The offensive began on 14 January 1945, in conditions of poor visibility. 3rd Army crushed the resistance of the German units facing it, breaking through to a depth of 5 km on a 10 km front and creating the conditions for the 49th Army to follow. On 16 January the 49th continued attacking along its left flank but ran into stubborn enemy resistance and gained only 2 – 3 km during the day. Combat continued through the night and on the next day the 121st Corps, supported by artillery and aviation, advanced another 4 – 5 km and reached a line from 12 km north of Rozan to 14 km northwest of the same point. On 18 January, the last day of the first phase of the offensive, the units of 49th Army continued to attack along the west bank of the Narew. On 25 January General Kustov was seriously wounded and was replaced in command by Col. Aleksei Dmitrievich Gorichev, who would remain in this post for the duration of the war.

By 10 February, 121st and 70th Corps relieved the forces of 70th Army on the left bank of the Vistula River along the line Kulm - Grodek - Sierosław - Lniano in preparation for the offensive into eastern Pomerania. On 19 February the 49th Army was ordered to continue its attack in the direction of Sominy and Bytów, with the task of capturing the line Sominy - Kloden - the Liaskasee by the end of 24 February. This advance brought the Army's forces to the approaches to Gdańsk, and during the fourth stage of the offensive, from 14 to 30 March, the 49th was one of the armies that cleared and occupied the city.

==Berlin Offensive==
At the start of the Berlin Strategic Offensive the rifle divisions of 2nd Belorussian Front varied in strength from 3,600 to 4,800 personnel each. 49th Army deployed on a 16 km front on the Oder River from Kranzfelde to Nipperwiese. The 121st Corps had the 380th and 42nd Rifle Divisions in the first echelon and the 199th in the second. During 18–19 April the Front launched intensive reconnaissance efforts in preparation for the crossings, including the elimination of German advance parties in the lowlands between the East and West Oder.
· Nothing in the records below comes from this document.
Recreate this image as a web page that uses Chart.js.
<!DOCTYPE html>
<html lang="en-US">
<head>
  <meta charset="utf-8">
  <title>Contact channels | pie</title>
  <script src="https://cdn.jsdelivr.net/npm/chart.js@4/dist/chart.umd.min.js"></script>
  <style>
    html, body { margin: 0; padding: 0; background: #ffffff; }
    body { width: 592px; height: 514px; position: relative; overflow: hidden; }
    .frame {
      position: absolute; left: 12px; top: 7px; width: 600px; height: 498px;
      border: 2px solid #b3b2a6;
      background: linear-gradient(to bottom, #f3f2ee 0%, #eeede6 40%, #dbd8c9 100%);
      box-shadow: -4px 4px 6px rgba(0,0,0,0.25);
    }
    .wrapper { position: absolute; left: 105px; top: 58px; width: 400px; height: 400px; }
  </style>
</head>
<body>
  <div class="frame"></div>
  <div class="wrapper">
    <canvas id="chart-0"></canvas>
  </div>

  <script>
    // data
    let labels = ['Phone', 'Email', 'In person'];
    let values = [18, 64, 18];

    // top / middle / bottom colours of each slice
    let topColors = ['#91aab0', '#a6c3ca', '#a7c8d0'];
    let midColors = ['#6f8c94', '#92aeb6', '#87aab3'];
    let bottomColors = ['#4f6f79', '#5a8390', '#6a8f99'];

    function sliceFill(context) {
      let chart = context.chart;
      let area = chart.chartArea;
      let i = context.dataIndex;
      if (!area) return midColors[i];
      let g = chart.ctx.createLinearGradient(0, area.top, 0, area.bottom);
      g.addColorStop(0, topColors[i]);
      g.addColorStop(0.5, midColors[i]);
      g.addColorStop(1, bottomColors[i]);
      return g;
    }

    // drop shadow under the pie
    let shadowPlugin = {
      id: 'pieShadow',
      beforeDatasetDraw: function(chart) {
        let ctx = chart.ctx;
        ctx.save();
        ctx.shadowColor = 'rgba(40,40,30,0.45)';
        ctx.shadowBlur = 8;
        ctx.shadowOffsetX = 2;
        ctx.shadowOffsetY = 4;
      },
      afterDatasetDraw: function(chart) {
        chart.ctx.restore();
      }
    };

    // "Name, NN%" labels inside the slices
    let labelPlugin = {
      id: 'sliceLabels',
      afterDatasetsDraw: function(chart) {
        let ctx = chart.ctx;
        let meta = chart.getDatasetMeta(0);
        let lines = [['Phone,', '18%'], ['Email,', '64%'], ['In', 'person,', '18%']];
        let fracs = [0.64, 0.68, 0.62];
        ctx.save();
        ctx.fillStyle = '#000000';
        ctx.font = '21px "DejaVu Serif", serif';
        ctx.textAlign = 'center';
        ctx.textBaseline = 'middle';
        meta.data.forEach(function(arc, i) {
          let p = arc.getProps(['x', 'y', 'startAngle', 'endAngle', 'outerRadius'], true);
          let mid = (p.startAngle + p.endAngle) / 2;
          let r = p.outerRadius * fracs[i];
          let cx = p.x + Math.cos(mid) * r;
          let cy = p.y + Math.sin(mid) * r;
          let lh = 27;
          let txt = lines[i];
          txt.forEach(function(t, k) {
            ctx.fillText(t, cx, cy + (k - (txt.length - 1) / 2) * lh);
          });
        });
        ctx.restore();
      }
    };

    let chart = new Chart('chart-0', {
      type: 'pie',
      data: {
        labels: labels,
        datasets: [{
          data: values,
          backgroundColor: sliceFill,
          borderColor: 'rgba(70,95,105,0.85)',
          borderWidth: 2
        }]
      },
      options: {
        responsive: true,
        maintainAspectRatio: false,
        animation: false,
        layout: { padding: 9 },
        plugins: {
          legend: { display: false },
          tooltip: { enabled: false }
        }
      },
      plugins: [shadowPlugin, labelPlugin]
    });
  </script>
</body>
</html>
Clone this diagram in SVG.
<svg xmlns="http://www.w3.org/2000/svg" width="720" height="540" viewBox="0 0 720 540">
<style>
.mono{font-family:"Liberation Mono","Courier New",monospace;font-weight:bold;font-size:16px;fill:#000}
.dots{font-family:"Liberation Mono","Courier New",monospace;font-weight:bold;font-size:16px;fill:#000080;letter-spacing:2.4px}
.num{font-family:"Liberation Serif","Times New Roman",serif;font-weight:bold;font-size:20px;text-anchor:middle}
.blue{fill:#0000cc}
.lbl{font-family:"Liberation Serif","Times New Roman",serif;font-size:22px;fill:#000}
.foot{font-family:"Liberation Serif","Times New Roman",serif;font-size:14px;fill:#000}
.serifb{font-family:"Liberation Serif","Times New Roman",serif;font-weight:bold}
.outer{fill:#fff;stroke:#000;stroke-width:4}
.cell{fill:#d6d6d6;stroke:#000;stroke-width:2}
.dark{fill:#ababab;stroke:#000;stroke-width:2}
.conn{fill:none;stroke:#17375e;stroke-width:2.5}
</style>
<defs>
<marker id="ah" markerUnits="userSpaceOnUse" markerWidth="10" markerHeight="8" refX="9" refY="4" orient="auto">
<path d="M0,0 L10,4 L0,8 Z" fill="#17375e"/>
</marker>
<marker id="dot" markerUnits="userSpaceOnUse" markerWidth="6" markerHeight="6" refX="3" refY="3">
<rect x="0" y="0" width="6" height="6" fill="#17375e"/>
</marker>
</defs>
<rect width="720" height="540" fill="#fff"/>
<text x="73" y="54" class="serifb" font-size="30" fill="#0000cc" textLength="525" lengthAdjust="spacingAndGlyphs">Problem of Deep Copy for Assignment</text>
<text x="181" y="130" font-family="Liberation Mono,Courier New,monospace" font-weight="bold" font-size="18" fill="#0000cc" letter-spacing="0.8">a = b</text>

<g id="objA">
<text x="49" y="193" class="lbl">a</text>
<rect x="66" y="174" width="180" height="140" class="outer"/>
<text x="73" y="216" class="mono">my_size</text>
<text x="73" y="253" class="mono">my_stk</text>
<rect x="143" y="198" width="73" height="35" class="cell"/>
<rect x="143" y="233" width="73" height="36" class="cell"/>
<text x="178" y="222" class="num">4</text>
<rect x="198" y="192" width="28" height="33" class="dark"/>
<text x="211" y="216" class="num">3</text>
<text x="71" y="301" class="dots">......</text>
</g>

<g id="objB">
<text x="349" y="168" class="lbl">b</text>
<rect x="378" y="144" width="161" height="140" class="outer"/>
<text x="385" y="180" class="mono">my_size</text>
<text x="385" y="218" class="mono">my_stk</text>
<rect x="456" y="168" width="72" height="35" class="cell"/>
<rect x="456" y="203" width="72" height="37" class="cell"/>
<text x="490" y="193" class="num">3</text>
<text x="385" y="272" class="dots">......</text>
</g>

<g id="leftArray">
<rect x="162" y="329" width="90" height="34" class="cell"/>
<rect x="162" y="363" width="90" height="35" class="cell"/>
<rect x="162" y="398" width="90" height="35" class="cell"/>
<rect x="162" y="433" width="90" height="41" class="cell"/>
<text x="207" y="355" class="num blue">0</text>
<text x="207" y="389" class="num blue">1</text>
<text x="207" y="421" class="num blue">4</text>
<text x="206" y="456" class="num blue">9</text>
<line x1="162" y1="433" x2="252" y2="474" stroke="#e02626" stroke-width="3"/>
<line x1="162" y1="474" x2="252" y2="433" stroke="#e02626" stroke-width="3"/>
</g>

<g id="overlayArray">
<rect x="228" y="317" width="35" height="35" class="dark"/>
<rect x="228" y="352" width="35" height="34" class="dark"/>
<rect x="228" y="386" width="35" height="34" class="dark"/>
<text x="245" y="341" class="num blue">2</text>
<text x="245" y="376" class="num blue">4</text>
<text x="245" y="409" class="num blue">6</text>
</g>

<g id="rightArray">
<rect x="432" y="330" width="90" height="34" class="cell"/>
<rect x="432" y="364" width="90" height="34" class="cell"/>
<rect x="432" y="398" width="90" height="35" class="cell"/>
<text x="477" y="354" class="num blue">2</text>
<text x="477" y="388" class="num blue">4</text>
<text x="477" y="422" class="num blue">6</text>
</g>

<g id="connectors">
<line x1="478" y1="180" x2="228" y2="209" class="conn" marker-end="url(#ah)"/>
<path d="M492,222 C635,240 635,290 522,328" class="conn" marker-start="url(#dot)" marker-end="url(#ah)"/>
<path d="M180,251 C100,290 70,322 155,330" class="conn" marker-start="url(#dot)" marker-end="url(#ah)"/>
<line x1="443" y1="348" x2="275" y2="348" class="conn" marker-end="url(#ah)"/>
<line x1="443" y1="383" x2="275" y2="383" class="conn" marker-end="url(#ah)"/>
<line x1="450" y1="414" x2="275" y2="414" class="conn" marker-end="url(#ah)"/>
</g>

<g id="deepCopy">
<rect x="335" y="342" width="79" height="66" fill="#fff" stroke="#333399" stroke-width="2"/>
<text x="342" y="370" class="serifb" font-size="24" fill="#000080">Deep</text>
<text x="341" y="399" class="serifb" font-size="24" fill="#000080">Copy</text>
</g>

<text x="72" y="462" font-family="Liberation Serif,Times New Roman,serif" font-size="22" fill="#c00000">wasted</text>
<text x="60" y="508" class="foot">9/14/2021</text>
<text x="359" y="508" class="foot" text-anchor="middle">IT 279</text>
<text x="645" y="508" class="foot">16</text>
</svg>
The division's forces took part in this task and by the end of 19 April had reached the eastern bank of the West Oder. On 23 April the 49th Army tried to force the West Oder, but was hindered by German fire. In the Army's zone three ferry crossings, a 50-ton and a 16-ton bridge were in operation. During the day two regiments of the 380th and five battalions of the 199th were crossed. On 25 April the 49th Army exploited the greater success of the 65th and 70th Armies in their crossing operations and passed its remaining forces to the west bank along the Harz sector using the 70th Army's ferries. Attacking to the southwest and having beaten off five German counterattacks the Army advanced 5–6 km in the day's fighting, and by the evening the 121st Corps had reached the line Pinnow - Hohenfelde. Throughout April 29–30 49th Army attacked to the west, beginning in the Neustrelitz area, and on 3 May its forward detachments established contact with British Second Army advance units in the Grabow area.

Between 29 July 1944 and 14 April 1945 Cpl. Timofei Nikolaievich Sirotkin of the 945th Artillery Regiment was awarded the Order of the Red Star five times, more than any other NCO or enlisted man during the war. He also received the medal "For Courage" twice. The division's men and women ended the war as the 380th Rifle, Oryol, Order of the Red Banner, Order of Suvorov Division (Russian: 380-я стрелковая Орловская Краснознамённая орденов Суворова дивизия). However, on 17 May the division was further honored with the award of the Order of Kutuzov, 2nd Degree, for its role in the liberation of Gdańsk. According to STAVKA Order No. 11095 of 29 May 1945, part 6, the 380th is listed as one of the rifle divisions to be "disbanded in place". It was disbanded in accordance with the directive in July 1945.